I've actually managed to get Debian Linux running on them; they don't work with many kernel version, but a 2.6.8 kernel that came with a past Debian installer seemed to work OK with them. I'm trying to revive the nodes I have, but I don't seem to be able to acquire the bootable installer anymore from the usual Debian places, and I'm not sure if I have it archived off somewhere accessible. Still, I should be able to take an installed copy running on a different machine, clone it and rebuild and install the correct kernel version, and boot that on the system. I just haven't had enough time or round tuits to do that yet.
So it seems, even in the death of a supercomputer, the machine still lives on, dissected, and disseminated to other countries, providing what help it can to further science, maybe just become an interesting conversation piece, or even become recycled into parts for tomorrow's supercomputing hardware.
Friday, June 20, 2008
Well, I actually just run it, my employer, Purdue actually owns it for now. But, in 5 years or so, maybe I'll get a chance to buy it for my own enjoyment, just like other things I've managed to collect.
It is a fun little MIPS processor cluster in a box, the one we have is populated with 540 nodes, each with 6, 64-bit MIPS cores and 8GB of ram. The cores are kinda poky (500MHz), but each node CPU chip (with 6 cores, a PCI-E controller, two DDR2 memory controllers, and the high-speed interconnect fabric switch) draws a whole 600mW. The system draws less than 11kW as we have it configured now, and looks quite pretty. That's approximately the same amount of power that a single rack of 24 of our new "steele" cluster nodes uses (which are Dell 1950s with dual, quad-core Xeon E5410 CPUs and 16 or 32GB ram each).
We got the system as a "green" computing initiative that we've been working on, as our new President seems quite interested in doing green things. It is also one of the few things we have that's not a commodity x86 cluster for HPC. We got this just after replacing three of our old compute clusters (dual processor, single core things) with a new, dual-socket quad-core cluster, also in the name of green computing. Hopefully this will stave off our need for a new datacenter, at least another year or two.

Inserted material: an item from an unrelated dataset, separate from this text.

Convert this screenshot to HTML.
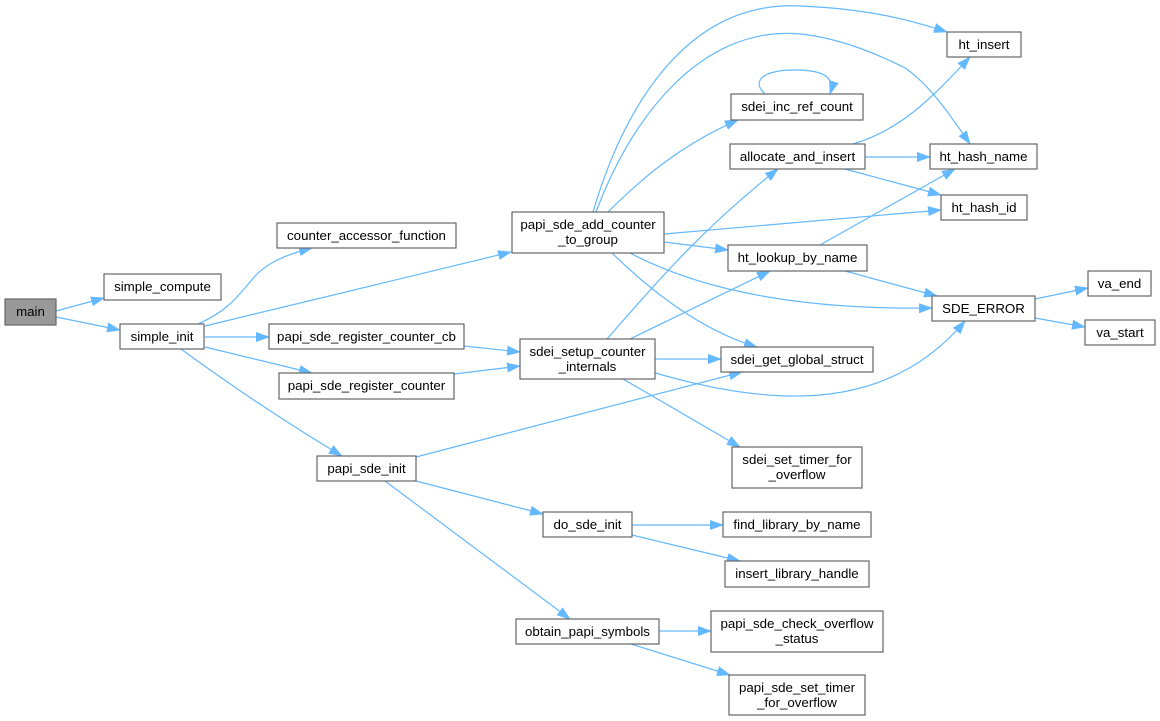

There is some home that the system will help revive an old project, started by the late David Moffett, called the "High Performance Classroom"; allowing students to learn about parallel computing though the use of dedicated compute time on the system. The idea was suggested by Matt Reilly of SiCortex when he came to visit Purdue and talk about the system we have. This is one of the few machines that my work owns that weren't purchased with funds from users or specific grants, and which we actually have some leeway at specifying at how the system gets used.
Our other discretionary resource is a cluster of 3-year old desktop computers, that gets updated ever year; old machines from student computer labs get rotated out of use after 3 years, and into a cluster of machines that's about 500 machines in size. It's the only dedicated resource that we current have running that anyone on campus could get an account to run their own jobs on. Some of these machines are pictured in the background of the picture of the SiCortex above.
In any case, hopefully our higher-up management decides that the SiCortex is a good enough machine to keep around (we got in on a sort-of rent-to-own plan), and use to help further one of the fundamental goals of Purdue - not the Research that keeps bringing in money, and fancy awards and prizes, but Teaching Students, which sometimes seems like it gets forgotten behind the other, gold-plated awards from the NSF and other organizations for research.